Bagian “what you have to say dari kalimat Voltaire tersebut jelas bukan sekedar basa-basi. Konten kartun Charlie Hebdo tersebut memang “bermasalah” dan sudah pasti kontroversial—banyak pihak yang menentang pilihan mereka untuk menjadi begitu kasar. Hal itu jelas, karena pada dasarnya Charlie Hebdo merupakan koran satir yang memang hidup untuk mempermasalahkan apapun dan siapapun: dari paus hingga rabbi, presiden hingga feminis.

Mari kita coba andaikan bahwa tindakan “bermasalah” Charlie Hebdo dapat dibenarkan karena label satir yang menempel di belakang nama mereka. Adakah satir yang tidak menyenggol pihak tertentu? Itu bukan satir namanya. Satir yang santun bisa dikatakan oxymoron. Dan Charlie Hebdo bersikukuh mempertahankan tradisi satir Prancis yang dikenal keras menantang segalanya.

Ketika konten Charlie Hebdo sebagai bentuk satir dianggap wajar di negara yang mengizinkannya secara hukum dan dimaklumi oleh mayoritas penduduknya, kini yang patut dipertanyakan adalah bagaimana satir itu sendiri dapat dijustifikasi atau disalahkan sebagai bentuk kebebasan berpendapat secara lebih universal. Karena kenyataannya selama ini satir memang banyak bermasalah akibat karakternya yang ofensif.
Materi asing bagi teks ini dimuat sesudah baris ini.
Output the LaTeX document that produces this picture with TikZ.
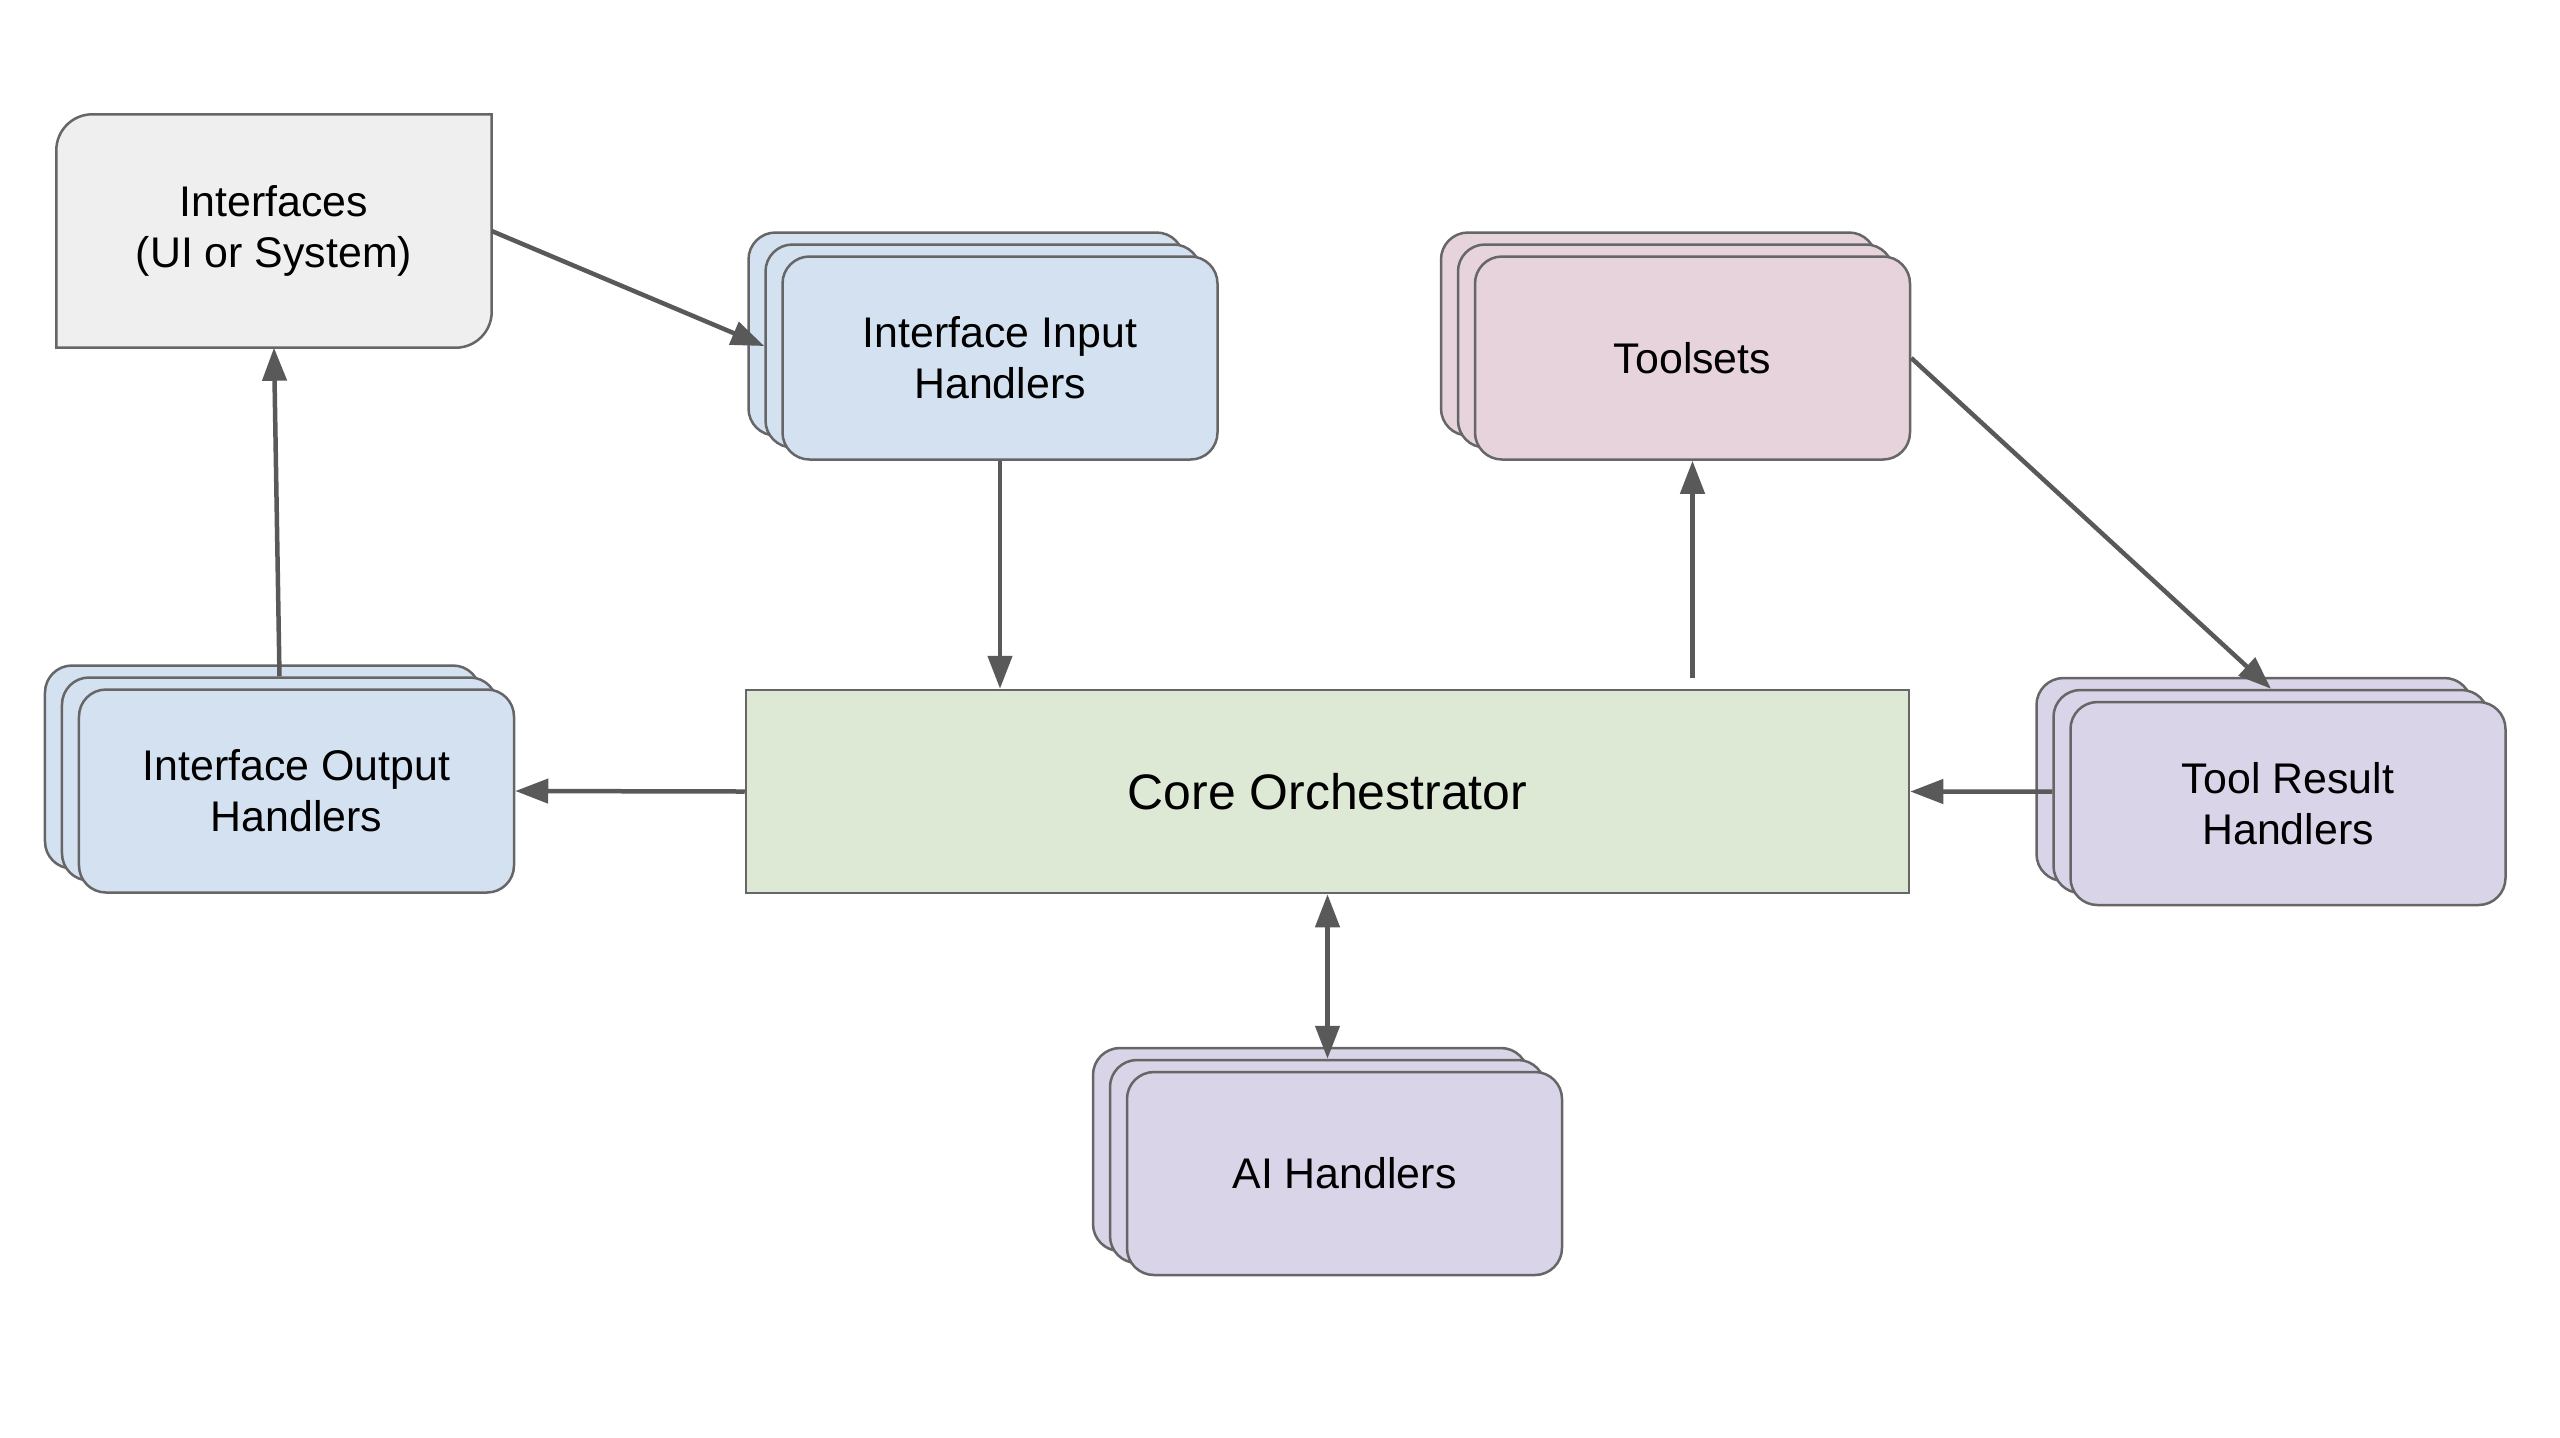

Titik rawan dari satir adalah tendensinya untuk menjadikan objeknya sebagai lelucon. Dengan perannya dalam kehidupan sebagai penyerang, satir banyak menyulut kemarahan pihak yang diserang atau malah memprovokasi khayalak untuk ikut menyerang karena satir harus berdiri di atas topangan rapuhnya isu suku, agama, ras dan antar-golongan untuk mencapai destinasi sang kreator, apapun itu. Sama seperti bentuk usaha mempengaruhi opini publik lainnya, seorang satiris mau tidak mau harus memilih antara bermain dingin atau panas—kalau dingin tidak efektif, kalau panas berbahaya.

Humor, meskipun tidak ekuivalen dengan satir, sering dianggap sebagai poin dari satir. Clifford Edmund Bosworth dalam bukunya The Medieval Islamic Underworld: The Banu Sasan in Arabic Society and Literature mengungkapkan bahwa seorang penulis Arab, Al-Jahiz, mengenalkan satir kepada dunia sastra Arab di abad kesembilan dengan dasar premis bahwa bagaimanapun seriusnya suatu topik, seseorang dapat mencapai efek yang lebih besar jika ia menambahkan beberapa anekdot menghibur atau mencetuskan pengamatan-pengamatan jenaka atau paradoksal.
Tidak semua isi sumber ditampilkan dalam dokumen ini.